Jahdé Marley believed there was a place for her in the beverage industry, but she had some trouble finding it. She studied biochemistry and food and beverage management at Cornell, began a career in bartending, and focused her sights on wine while working as head sommelier at L’Amico in New York. But when she was at tastings alongside her fellow certified sommeliers or attending her WSET and Court of Master Sommeliers programs, she often found herself the only face of color in the room. That inspired her to become a champion for representation.
In 2021 she created By The Hand in collaboration with her employer, the noted natural wine importer Zev Rovine Selections.
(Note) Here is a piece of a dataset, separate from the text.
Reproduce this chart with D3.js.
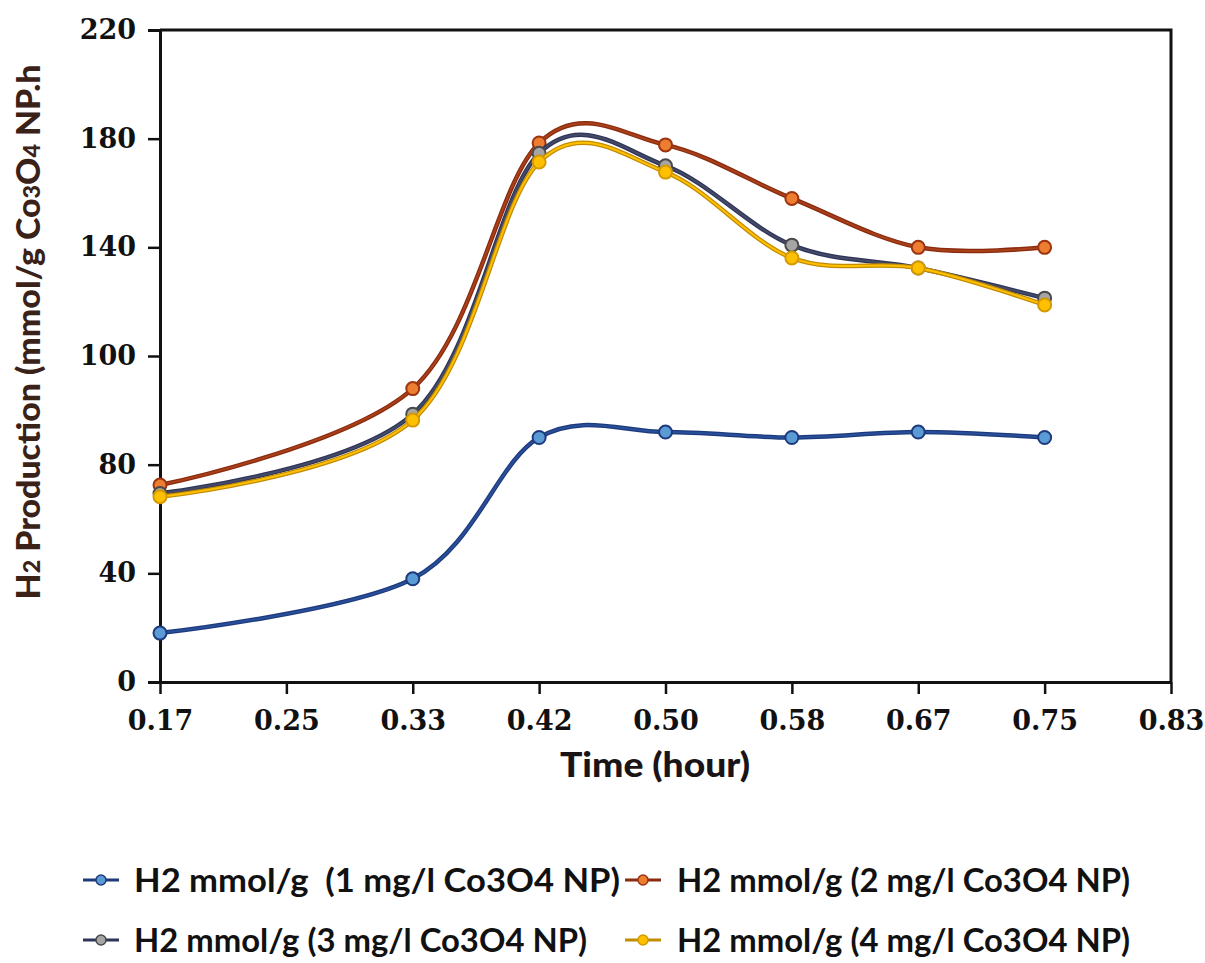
<!DOCTYPE html>
<html>
<head>
<meta charset="utf-8">
<script src="https://cdn.jsdelivr.net/npm/d3@7"></script>
<style>
  body { margin: 0; background: #fff; }
</style>
</head>
<body>
<div id="chartContainer"></div>
<script>
// x tick labels (hours) and the times that were sampled
const xLabels = ["0.17", "0.25", "0.33", "0.42", "0.50", "0.58", "0.67", "0.75", "0.83"];
const times = ["0.17", "0.33", "0.42", "0.50", "0.58", "0.67", "0.75"];
// y tick labels, as printed on the chart (evenly spaced)
const yTicks = [0, 40, 80, 100, 140, 180, 220];

// H2 production for each catalyst loading
const h2_1mg = [18, 38, 85, 86, 85, 86, 85];
const h2_2mg = [72.5, 94, 178.4, 177.7, 158, 140, 140];
const h2_3mg = [69.4, 89.3, 174.6, 170, 140.8, 132.4, 121.3];
const h2_4mg = [68.2, 88.2, 171.4, 167.7, 136.1, 132.4, 118.8];

const seriesNames = [
    "H2 mmol/g  (1 mg/l Co3O4 NP)",
    "H2 mmol/g (2 mg/l Co3O4 NP)",
    "H2 mmol/g (3 mg/l Co3O4 NP)",
    "H2 mmol/g (4 mg/l Co3O4 NP)"
];

const width = 1205;
const height = 963;
const marginTop = 30;
const marginLeft = 160;
const plotRight = 1171;
const plotBottom = 682;

const styles = [
    { line: "#1d3b7c", inner: "#2a4f9a", fill: "#5b9bd5", stroke: "#1d3b7c" },
    { line: "#8a2a0e", inner: "#a8401a", fill: "#ed7d31", stroke: "#9c3410" },
    { line: "#2f3558", inner: "#444a68", fill: "#a5a5a5", stroke: "#4a4a4a" },
    { line: "#c28b00", inner: "#ffc000", fill: "#ffc000", stroke: "#d49a00" }
];

const allSeries = [h2_1mg, h2_2mg, h2_3mg, h2_4mg];

const x = d3.scalePoint().domain(xLabels).range([marginLeft, plotRight]);
const yStep = (plotBottom - marginTop) / (yTicks.length - 1);
const y = d3.scaleLinear()
    .domain(yTicks)
    .range(yTicks.map((d, i) => plotBottom - i * yStep));

const svg = d3.create("svg")
    .attr("width", width)
    .attr("height", height)
    .attr("viewBox", [0, 0, width, height]);

document.getElementById('chartContainer').appendChild(svg.node());

// frame on top and right
svg.append("path")
    .attr("d", `M${marginLeft},${marginTop}H${plotRight}V${plotBottom}`)
    .attr("fill", "none")
    .attr("stroke", "#111")
    .attr("stroke-width", 3);

// axes
const tickFont = "'DejaVu Serif', serif";

const yAxis = svg.append("g")
    .attr("transform", `translate(${marginLeft},0)`)
    .call(d3.axisLeft(y).tickValues(yTicks).tickSize(12).tickPadding(12).tickFormat(d => d));
yAxis.select(".domain").attr("stroke", "#111").attr("stroke-width", 3);
yAxis.selectAll(".tick line").attr("stroke", "#111").attr("stroke-width", 2.5);
yAxis.selectAll(".tick text")
    .attr("font-family", tickFont)
    .attr("font-weight", "bold")
    .attr("font-size", 27)
    .attr("fill", "#111");

const xAxis = svg.append("g")
    .attr("transform", `translate(0,${plotBottom})`)
    .call(d3.axisBottom(x).tickSize(12).tickPadding(17).tickSizeOuter(0));
xAxis.select(".domain").attr("stroke", "#111").attr("stroke-width", 3);
xAxis.selectAll(".tick line").attr("stroke", "#111").attr("stroke-width", 2.5);
xAxis.selectAll(".tick text")
    .attr("font-family", tickFont)
    .attr("font-weight", "bold")
    .attr("font-size", 27)
    .attr("fill", "#111");

// axis titles
svg.append("text")
    .attr("x", 655)
    .attr("y", 777)
    .attr("text-anchor", "middle")
    .attr("font-family", "Lato, sans-serif")
    .attr("font-weight", "900")
    .attr("font-size", 34)
    .attr("fill", "#1a1416")
    .attr("textLength", 190)
    .attr("lengthAdjust", "spacingAndGlyphs")
    .text("Time (hour)");

const yTitle = svg.append("text")
    .attr("transform", "translate(40,332) rotate(-90)")
    .attr("text-anchor", "middle")
    .attr("font-family", "Lato, sans-serif")
    .attr("font-weight", "900")
    .attr("font-size", 32)
    .attr("fill", "#3a2218")
    .attr("textLength", 535)
    .attr("lengthAdjust", "spacingAndGlyphs");
yTitle.append("tspan").text("H");
yTitle.append("tspan").attr("font-size", 22).text("2");
yTitle.append("tspan").text(" Production (mmol/g Co");
yTitle.append("tspan").attr("font-size", 22).text("3");
yTitle.append("tspan").text("O");
yTitle.append("tspan").attr("font-size", 22).text("4");
yTitle.append("tspan").text(" NP.h");

// smooth lines like the spreadsheet
const line = d3.line()
    .x((d, i) => x(times[i]))
    .y(d => y(d))
    .curve(d3.curveCardinal.tension(0));

allSeries.forEach((values, k) => {
    const st = styles[k];
    svg.append("path")
        .attr("fill", "none")
        .attr("stroke", st.line)
        .attr("stroke-width", 4.5)
        .attr("d", line(values));
    svg.append("path")
        .attr("fill", "none")
        .attr("stroke", st.inner)
        .attr("stroke-width", 2)
        .attr("d", line(values));
    svg.append("g")
        .selectAll("circle")
        .data(values)
        .join("circle")
        .attr("cx", (d, i) => x(times[i]))
        .attr("cy", d => y(d))
        .attr("r", 6.5)
        .attr("fill", st.fill)
        .attr("stroke", st.stroke)
        .attr("stroke-width", 2);
});

// legend, two rows of two
const legendPos = [
    { mx: 101, tx: 134, y: 880, w: 486 },
    { mx: 643, tx: 677, y: 880, w: 453 },
    { mx: 101, tx: 134, y: 940, w: 453 },
    { mx: 643, tx: 677, y: 940, w: 453 }
];

const legend = svg.append("g");
seriesNames.forEach((name, k) => {
    const p = legendPos[k];
    const st = styles[k];
    legend.append("line")
        .attr("x1", p.mx - 18)
        .attr("x2", p.mx + 18)
        .attr("y1", p.y)
        .attr("y2", p.y)
        .attr("stroke", st.line)
        .attr("stroke-width", 3);
    legend.append("circle")
        .attr("cx", p.mx)
        .attr("cy", p.y)
        .attr("r", 5)
        .attr("fill", st.fill)
        .attr("stroke", st.stroke)
        .attr("stroke-width", 1.5);
    legend.append("text")
        .attr("x", p.tx)
        .attr("y", p.y)
        .attr("dy", "0.36em")
        .attr("font-family", "Lato, sans-serif")
        .attr("font-weight", "bold")
        .attr("font-size", 33)
        .attr("fill", "#111")
        .attr("textLength", p.w)
        .attr("lengthAdjust", "spacingAndGlyphs")
        .style("white-space", "pre")
        .text(name);
});
</script>
</body>
</html>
By The Hand is a distribution, events, and education company that brings consumer awareness to regions, grapes, and people outside of the “traditional” view of wine, often highlighting BIPOC and queer communities. Next, Marley launched Anything But Vinifera Ferments, an educational project aspiring to create a more “people first, planet first” wine industry. Through ABV Ferments, she often champions small growers producing quality wines from hybrid and native grape varietals that aren’t allowed in European wines—and some wines that don’t use grapes at all. The organization stages summits on fermentation practices, land ownership, and other winemaking knowledge. Now she’s making wine of her own. Working with Common Wealth Crush Co., a custom crush operation and winery incubator, Marley debuted her first label, Love Echo, in July 2024.
2023 Common Wealth Crush Co. x Jahdé Marley Love Echo Shenandoah Valley Pét-Nat ($31)
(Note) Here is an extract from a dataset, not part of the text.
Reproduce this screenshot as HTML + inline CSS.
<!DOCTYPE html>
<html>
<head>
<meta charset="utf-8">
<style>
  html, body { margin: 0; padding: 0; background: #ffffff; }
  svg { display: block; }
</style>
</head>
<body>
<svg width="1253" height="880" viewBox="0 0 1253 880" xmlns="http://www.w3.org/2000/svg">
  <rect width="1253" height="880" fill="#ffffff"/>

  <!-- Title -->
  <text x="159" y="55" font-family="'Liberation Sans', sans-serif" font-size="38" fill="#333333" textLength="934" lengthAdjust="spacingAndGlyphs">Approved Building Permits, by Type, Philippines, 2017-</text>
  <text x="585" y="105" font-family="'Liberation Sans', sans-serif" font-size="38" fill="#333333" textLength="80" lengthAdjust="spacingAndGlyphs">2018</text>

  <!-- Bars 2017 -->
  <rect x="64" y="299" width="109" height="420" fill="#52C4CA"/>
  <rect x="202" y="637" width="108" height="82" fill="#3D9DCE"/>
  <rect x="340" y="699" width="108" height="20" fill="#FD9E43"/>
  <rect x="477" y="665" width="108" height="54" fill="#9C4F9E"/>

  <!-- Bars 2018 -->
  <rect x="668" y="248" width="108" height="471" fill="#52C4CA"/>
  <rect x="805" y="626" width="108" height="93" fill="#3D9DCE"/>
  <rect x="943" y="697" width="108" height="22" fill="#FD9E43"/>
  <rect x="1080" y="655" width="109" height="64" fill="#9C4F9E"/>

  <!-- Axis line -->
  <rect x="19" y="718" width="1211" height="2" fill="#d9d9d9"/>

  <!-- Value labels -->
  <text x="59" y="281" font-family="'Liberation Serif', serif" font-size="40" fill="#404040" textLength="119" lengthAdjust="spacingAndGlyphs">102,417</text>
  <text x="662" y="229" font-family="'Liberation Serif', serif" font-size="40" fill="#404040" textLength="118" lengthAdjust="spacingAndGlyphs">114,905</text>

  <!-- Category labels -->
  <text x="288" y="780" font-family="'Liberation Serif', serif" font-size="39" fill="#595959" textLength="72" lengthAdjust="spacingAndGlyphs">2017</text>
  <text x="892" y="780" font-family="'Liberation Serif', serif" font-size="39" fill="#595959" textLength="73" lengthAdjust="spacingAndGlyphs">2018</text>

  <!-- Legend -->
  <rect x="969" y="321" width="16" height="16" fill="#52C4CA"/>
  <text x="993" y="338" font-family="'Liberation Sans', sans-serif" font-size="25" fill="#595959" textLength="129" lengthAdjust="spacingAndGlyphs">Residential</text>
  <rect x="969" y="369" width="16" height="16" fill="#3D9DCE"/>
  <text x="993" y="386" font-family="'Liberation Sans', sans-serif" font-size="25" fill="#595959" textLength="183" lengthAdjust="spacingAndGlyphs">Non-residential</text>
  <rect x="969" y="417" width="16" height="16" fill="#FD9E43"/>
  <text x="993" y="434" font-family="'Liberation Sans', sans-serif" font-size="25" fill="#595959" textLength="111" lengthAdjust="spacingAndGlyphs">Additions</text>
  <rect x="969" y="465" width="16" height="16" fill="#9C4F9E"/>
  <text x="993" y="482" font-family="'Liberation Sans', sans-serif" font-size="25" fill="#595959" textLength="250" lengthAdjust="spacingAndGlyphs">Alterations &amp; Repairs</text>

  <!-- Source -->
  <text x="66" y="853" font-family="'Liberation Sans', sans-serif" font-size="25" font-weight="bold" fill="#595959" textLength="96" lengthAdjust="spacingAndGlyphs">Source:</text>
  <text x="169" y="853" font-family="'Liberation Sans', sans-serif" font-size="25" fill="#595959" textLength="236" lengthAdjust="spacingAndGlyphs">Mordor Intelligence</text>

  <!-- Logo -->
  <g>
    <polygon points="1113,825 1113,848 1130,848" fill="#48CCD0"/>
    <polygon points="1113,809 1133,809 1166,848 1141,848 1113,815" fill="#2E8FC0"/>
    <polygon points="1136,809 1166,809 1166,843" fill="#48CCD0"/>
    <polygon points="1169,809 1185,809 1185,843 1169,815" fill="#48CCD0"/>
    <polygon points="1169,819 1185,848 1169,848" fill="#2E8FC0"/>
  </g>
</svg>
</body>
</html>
Fifty-nine percent Cayuga White, 27 percent Vidal Blanc, and 14 percent Petit Manseng infused with wild foraged pawpaw, an apple-like fruit that was once a regular snack for enslaved people. This Virginia wine is an ode to all of Marley’s passions and is an homage to the native fruits of the region. It’s an explosion of exotic orchard fruits like guava and gooseberries topped with acid, and a perfect addition to a summer cookout.
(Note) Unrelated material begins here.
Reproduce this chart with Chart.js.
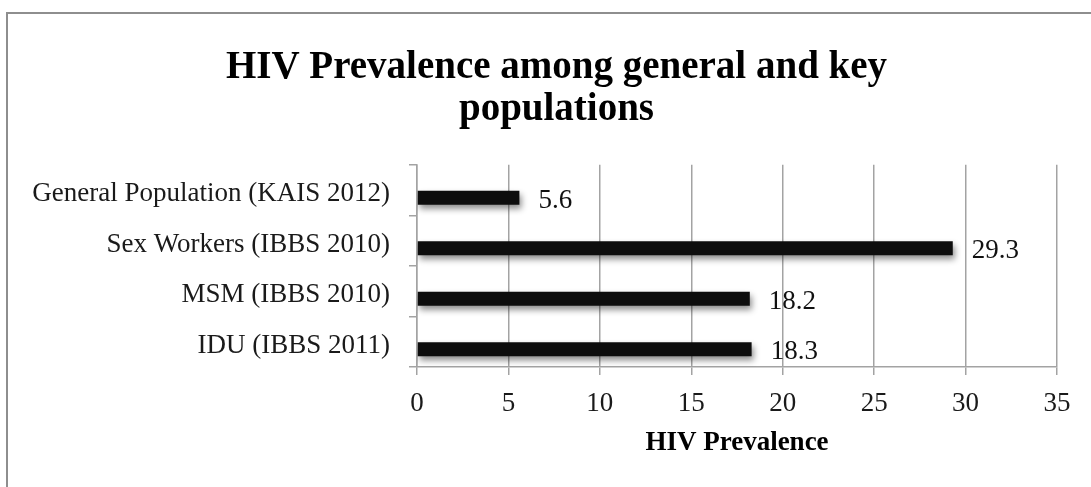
<!DOCTYPE html>
<html>
<head>
<meta charset="utf-8">
<title>HIV Prevalence among general and key populations</title>
<script src="https://cdn.jsdelivr.net/npm/chart.js@4/dist/chart.umd.min.js"></script>
<style>
  html, body { margin: 0; padding: 0; background: #ffffff; overflow: hidden; }
  #wrap { position: relative; width: 1091px; height: 487px; }
  #frame {
    position: absolute; left: 6px; top: 12px; width: 1200px; height: 700px;
    border: 2px solid #8e8e8e; box-sizing: border-box;
  }
  #chart { position: absolute; left: 0; top: 0; }
</style>
</head>
<body>
<div id="wrap">
  <div id="frame"></div>
  <canvas id="chart" width="1091" height="487"></canvas>
</div>
<script>
// Survey groups (top to bottom) and their HIV prevalence, in percent
const categories = [
  'General Population (KAIS 2012)',
  'Sex Workers (IBBS 2010)',
  'MSM (IBBS 2010)',
  'IDU (IBBS 2011)'
];
const prevalence = [5.6, 29.3, 18.2, 18.3];
// Second, empty series of the source workbook (keeps the bar slot layout)
const emptySeries = [null, null, null, null];
const xTicks = [0, 5, 10, 15, 20, 25, 30, 35];

const serif = "'Liberation Serif', 'Times New Roman', serif";

// The title is centred on the whole chart frame, which is wider than the plot
const titleCentre = {
  id: 'titleCentre',
  afterLayout(chart) {
    const t = chart.titleBlock;
    if (t) { t.left = 56; }
  }
};

// Soft drop shadow under the bars
const barShadow = {
  id: 'barShadow',
  beforeDatasetDraw(chart) {
    const ctx = chart.ctx;
    ctx.save();
    ctx.shadowColor = 'rgba(0,0,0,0.45)';
    ctx.shadowBlur = 6;
    ctx.shadowOffsetX = 2;
    ctx.shadowOffsetY = 4;
  },
  afterDatasetDraw(chart) {
    chart.ctx.restore();
  }
};

// Value labels to the right of each bar
const valueLabels = {
  id: 'valueLabels',
  afterDatasetsDraw(chart) {
    const ctx = chart.ctx;
    ctx.save();
    ctx.font = '27px ' + serif;
    ctx.fillStyle = '#111111';
    ctx.textAlign = 'left';
    ctx.textBaseline = 'middle';
    chart.data.datasets.forEach((ds, di) => {
      const meta = chart.getDatasetMeta(di);
      meta.data.forEach((bar, i) => {
        const v = ds.data[i];
        if (v === null || v === undefined) return;
        ctx.fillText(String(v), bar.x + 19, bar.y + 3);
      });
    });
    ctx.restore();
  }
};

new Chart(document.getElementById('chart'), {
  type: 'bar',
  data: {
    labels: categories,
    datasets: [
      {
        label: 'Series 2',
        data: emptySeries,
        backgroundColor: '#0d0d0d'
      },
      {
        label: 'HIV Prevalence',
        data: prevalence,
        backgroundColor: '#0d0d0d',
        borderWidth: 0
      }
    ]
  },
  options: {
    indexAxis: 'y',
    responsive: false,
    animation: false,
    events: [],
    categoryPercentage: 0.6,
    barPercentage: 0.92,
    layout: { padding: { top: 20, left: 0, right: 34, bottom: 0 } },
    plugins: {
      legend: { display: false },
      tooltip: { enabled: false },
      title: {
        display: true,
        text: ['HIV Prevalence among general and key', 'populations'],
        color: '#000000',
        font: { family: serif, size: 39, weight: 'bold', lineHeight: 1.1 },
        padding: { top: 26, bottom: 33 }
      }
    },
    scales: {
      x: {
        type: 'linear',
        min: 0,
        max: 35,
        afterBuildTicks(scale) {
          scale.ticks = xTicks.map(v => ({ value: v }));
        },
        afterFit(scale) { scale.height = 120; },
        grid: {
          color: '#a3a3a3',
          lineWidth: 1.5,
          drawTicks: true,
          tickLength: 8,
          tickColor: '#a3a3a3'
        },
        border: { display: true, color: '#a3a3a3', width: 1.5 },
        ticks: {
          color: '#1a1a1a',
          font: { family: serif, size: 27 },
          padding: 13,
          maxRotation: 0
        },
        title: {
          display: true,
          text: 'HIV Prevalence',
          color: '#000000',
          font: { family: serif, size: 27, weight: 'bold' },
          padding: { top: 0, bottom: 28 }
        }
      },
      y: {
        type: 'category',
        afterFit(scale) { scale.width = 417; },
        grid: {
          drawOnChartArea: false,
          drawTicks: true,
          tickLength: 8,
          tickColor: '#a3a3a3',
          lineWidth: 1.5,
          offset: true
        },
        border: { display: true, color: '#a3a3a3', width: 1.5 },
        ticks: {
          color: '#1a1a1a',
          font: { family: serif, size: 27 },
          padding: 19,
          labelOffset: 4
        }
      }
    }
  },
  plugins: [titleCentre, barShadow, valueLabels]
});
</script>
</body>
</html>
Tucked away in the sleepy village of Brauneberg in the Middle Mosel is Weingut Günther Steinmetz. It looks like your typical, traditional German producer, but go for a visit and you will be greeted by Sammie Steinmetz, a dark-skinned, loc-wearing, Air Force veteran from Ohio.
First, Sammie fell in love with Riesling; then, she fell in love with Stefan Steinmetz. Her now-husband comes from a family that has made well-respected wines since the 1900s. For the past 17 years, the couple and their three children have taken up the tradition.
Sammie Steinmetz shies away from being labeled a “Black winemaker” herself, and spends her time overseeing the family business’ administrative and customer-facing duties as well as working in the vineyard, but her passion for the wine they produce is obvious. “If you love what you do, it’s clear in what you make,” she muses. And she hopes that will carry on to the next generation. “It is my husband’s legacy and I want [my kids] to have the same passion for it as their father does.” Right now, the future for the next generation of this winemaking family looks to be as brilliant and bright as the light reflecting off the Mosel itself.
2018 Weingut Günther Steinmetz Dhroner Grosser Hengelberg Auslese Monopol Goldkapsel ($34)
When somms talk about high-acid whites, this is what they mean. White tobacco wraps, juicy yellow peaches, and green apples hit with the sting of oxidation. A mouthwatering addition to any curried meat or Thai noodle dish.
2018 Weingut Günther Steinmetz Mülheimer Sonnenlay Pinot Noir ($36)
A special plot planted by Stefan’s father, this Pinot Noir is a combination of old-vine German and French Pinot variants, creating a distinct, acid-driven, Bing cherried wine. It dances on the palate with enough texture to pair with everything from schnitzel to apple salad.
When Rüdger van Wyk took his brother’s advice to work in wine, neither of them could have had any idea that his career would lead him to be a face of change in South African wine.
Originally from the small South African town of George along the Karatara River, van Wyk attended Stellenbosch University and participated in the Cape Winemakers Guild Protégé program before interning at Kanonkop with Abrie Beeslaar. But it was when he secured a trip to work a harvest in Burgundy that his love for that style of winemaking truly took root. Armed with new knowledge of the wonders of cool-climate Pinot, van Wyk returned to South Africa to work for Jose Condé of Stark-Condé. Three years later, in 2018, he was named Diners Club Young Winemaker of the Year. Kara-Tara, his own label, was born shortly after. More recently, he accepted the winemaker position at Doolhof Estate and will soon release his newest line, New Dawn, under the auspices of that estate.
In all his projects, an attention to detail remains constant—he’s particularly recognized for his ability to make the most of the region’s cooling Cape Doctor winds—as does his commitment to biodiversity. His wines have received high praise from critics; Jancis Robinson has named him a “champion winemaker.”
2022 Kara-Tara Reserve Western Cape Pinot Noir ($37)
Super-limited, 741 bottle run made from only the finest barrels of fruit, all sourced from the isolated, cool-climate Overberg. Pinot in a Pinot dream. Perfectly-ripened Rainier cherries, dancing with the essence of strawberry, wrapped in candied applewood-smoked bacon.